Start

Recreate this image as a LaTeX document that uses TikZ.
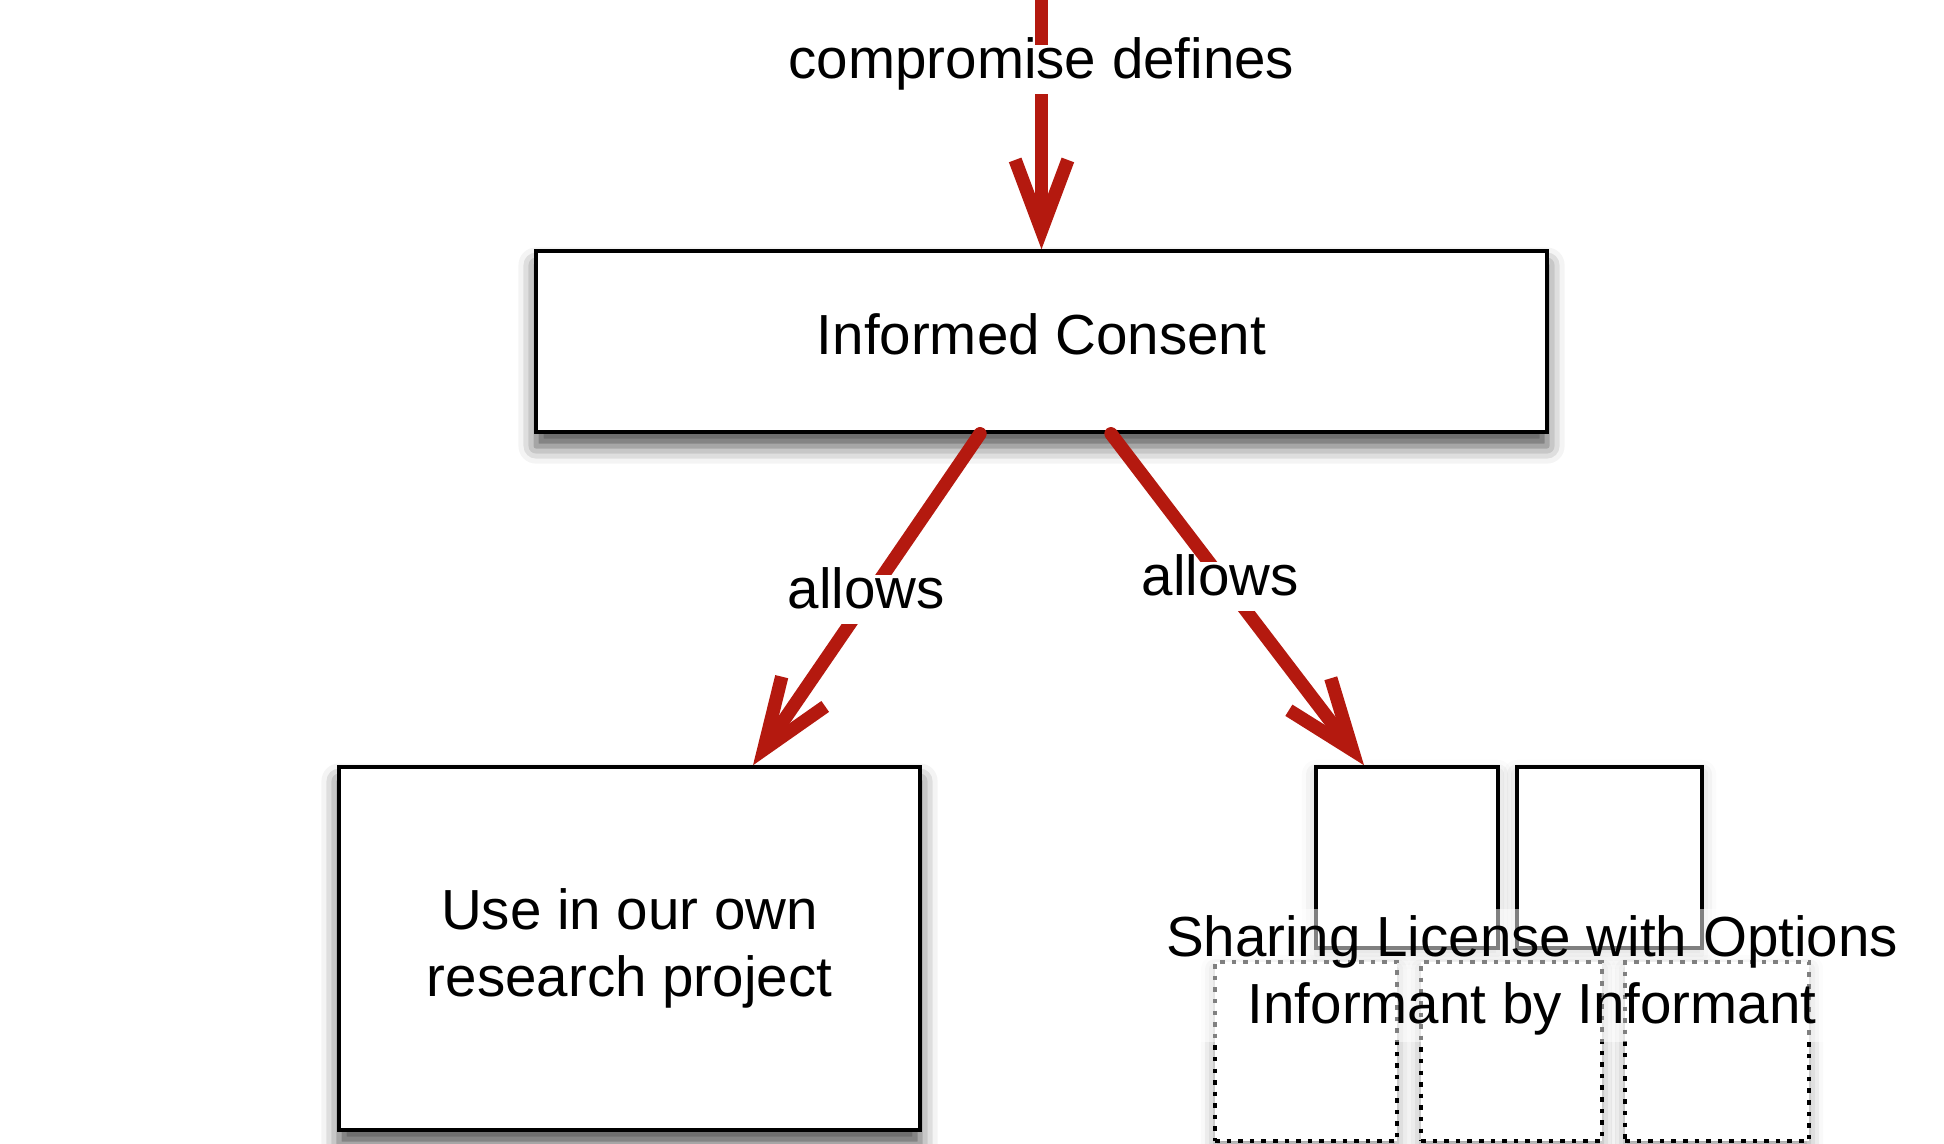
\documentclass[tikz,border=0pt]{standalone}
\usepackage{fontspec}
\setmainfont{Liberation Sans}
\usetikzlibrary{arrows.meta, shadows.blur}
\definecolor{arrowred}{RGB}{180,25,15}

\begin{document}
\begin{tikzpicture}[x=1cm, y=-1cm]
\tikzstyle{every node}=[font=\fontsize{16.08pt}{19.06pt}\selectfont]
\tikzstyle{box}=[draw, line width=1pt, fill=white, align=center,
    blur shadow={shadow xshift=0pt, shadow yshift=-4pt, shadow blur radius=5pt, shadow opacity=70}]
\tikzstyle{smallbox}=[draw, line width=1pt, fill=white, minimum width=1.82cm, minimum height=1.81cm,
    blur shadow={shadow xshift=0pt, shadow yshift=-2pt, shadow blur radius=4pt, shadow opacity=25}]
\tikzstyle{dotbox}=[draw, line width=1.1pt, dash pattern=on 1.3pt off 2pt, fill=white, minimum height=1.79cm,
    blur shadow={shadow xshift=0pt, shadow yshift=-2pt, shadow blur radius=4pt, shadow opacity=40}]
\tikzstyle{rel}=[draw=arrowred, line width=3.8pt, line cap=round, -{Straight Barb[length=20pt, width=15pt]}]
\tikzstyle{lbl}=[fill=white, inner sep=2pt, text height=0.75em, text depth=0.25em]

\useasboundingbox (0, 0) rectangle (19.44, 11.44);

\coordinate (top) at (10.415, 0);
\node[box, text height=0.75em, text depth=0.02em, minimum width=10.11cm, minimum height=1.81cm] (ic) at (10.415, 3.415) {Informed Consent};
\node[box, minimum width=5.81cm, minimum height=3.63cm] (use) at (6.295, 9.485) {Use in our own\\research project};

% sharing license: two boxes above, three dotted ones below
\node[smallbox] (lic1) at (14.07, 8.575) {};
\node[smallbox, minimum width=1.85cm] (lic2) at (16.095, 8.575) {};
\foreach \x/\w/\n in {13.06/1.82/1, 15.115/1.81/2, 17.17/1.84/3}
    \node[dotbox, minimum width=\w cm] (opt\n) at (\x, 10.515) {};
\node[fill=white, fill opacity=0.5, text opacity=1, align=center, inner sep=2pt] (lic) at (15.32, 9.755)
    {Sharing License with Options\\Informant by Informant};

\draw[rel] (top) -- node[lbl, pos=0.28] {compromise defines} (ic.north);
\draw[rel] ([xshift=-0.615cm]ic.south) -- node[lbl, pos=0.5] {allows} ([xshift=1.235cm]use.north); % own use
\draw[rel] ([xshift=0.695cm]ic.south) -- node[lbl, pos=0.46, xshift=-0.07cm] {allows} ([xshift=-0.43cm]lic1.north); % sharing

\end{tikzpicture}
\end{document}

End

(PROBLEM): Set every line down exactly as written, leaving each picture out.

(TASK RESPONSE):
Recreate this image as a LaTeX document that uses TikZ.
\documentclass[tikz,border=0pt]{standalone}
\usepackage{fontspec}
\setmainfont{Liberation Sans}
\usetikzlibrary{arrows.meta, shadows.blur}
\definecolor{arrowred}{RGB}{180,25,15}

\begin{document}
\begin{tikzpicture}[x=1cm, y=-1cm]
\tikzstyle{every node}=[font=\fontsize{16.08pt}{19.06pt}\selectfont]
\tikzstyle{box}=[draw, line width=1pt, fill=white, align=center,
    blur shadow={shadow xshift=0pt, shadow yshift=-4pt, shadow blur radius=5pt, shadow opacity=70}]
\tikzstyle{smallbox}=[draw, line width=1pt, fill=white, minimum width=1.82cm, minimum height=1.81cm,
    blur shadow={shadow xshift=0pt, shadow yshift=-2pt, shadow blur radius=4pt, shadow opacity=25}]
\tikzstyle{dotbox}=[draw, line width=1.1pt, dash pattern=on 1.3pt off 2pt, fill=white, minimum height=1.79cm,
    blur shadow={shadow xshift=0pt, shadow yshift=-2pt, shadow blur radius=4pt, shadow opacity=40}]
\tikzstyle{rel}=[draw=arrowred, line width=3.8pt, line cap=round, -{Straight Barb[length=20pt, width=15pt]}]
\tikzstyle{lbl}=[fill=white, inner sep=2pt, text height=0.75em, text depth=0.25em]

\useasboundingbox (0, 0) rectangle (19.44, 11.44);

\coordinate (top) at (10.415, 0);
\node[box, text height=0.75em, text depth=0.02em, minimum width=10.11cm, minimum height=1.81cm] (ic) at (10.415, 3.415) {Informed Consent};
\node[box, minimum width=5.81cm, minimum height=3.63cm] (use) at (6.295, 9.485) {Use in our own\\research project};

% sharing license: two boxes above, three dotted ones below
\node[smallbox] (lic1) at (14.07, 8.575) {};
\node[smallbox, minimum width=1.85cm] (lic2) at (16.095, 8.575) {};
\foreach \x/\w/\n in {13.06/1.82/1, 15.115/1.81/2, 17.17/1.84/3}
    \node[dotbox, minimum width=\w cm] (opt\n) at (\x, 10.515) {};
\node[fill=white, fill opacity=0.5, text opacity=1, align=center, inner sep=2pt] (lic) at (15.32, 9.755)
    {Sharing License with Options\\Informant by Informant};

\draw[rel] (top) -- node[lbl, pos=0.28] {compromise defines} (ic.north);
\draw[rel] ([xshift=-0.615cm]ic.south) -- node[lbl, pos=0.5] {allows} ([xshift=1.235cm]use.north); % own use
\draw[rel] ([xshift=0.695cm]ic.south) -- node[lbl, pos=0.46, xshift=-0.07cm] {allows} ([xshift=-0.43cm]lic1.north); % sharing

\end{tikzpicture}
\end{document}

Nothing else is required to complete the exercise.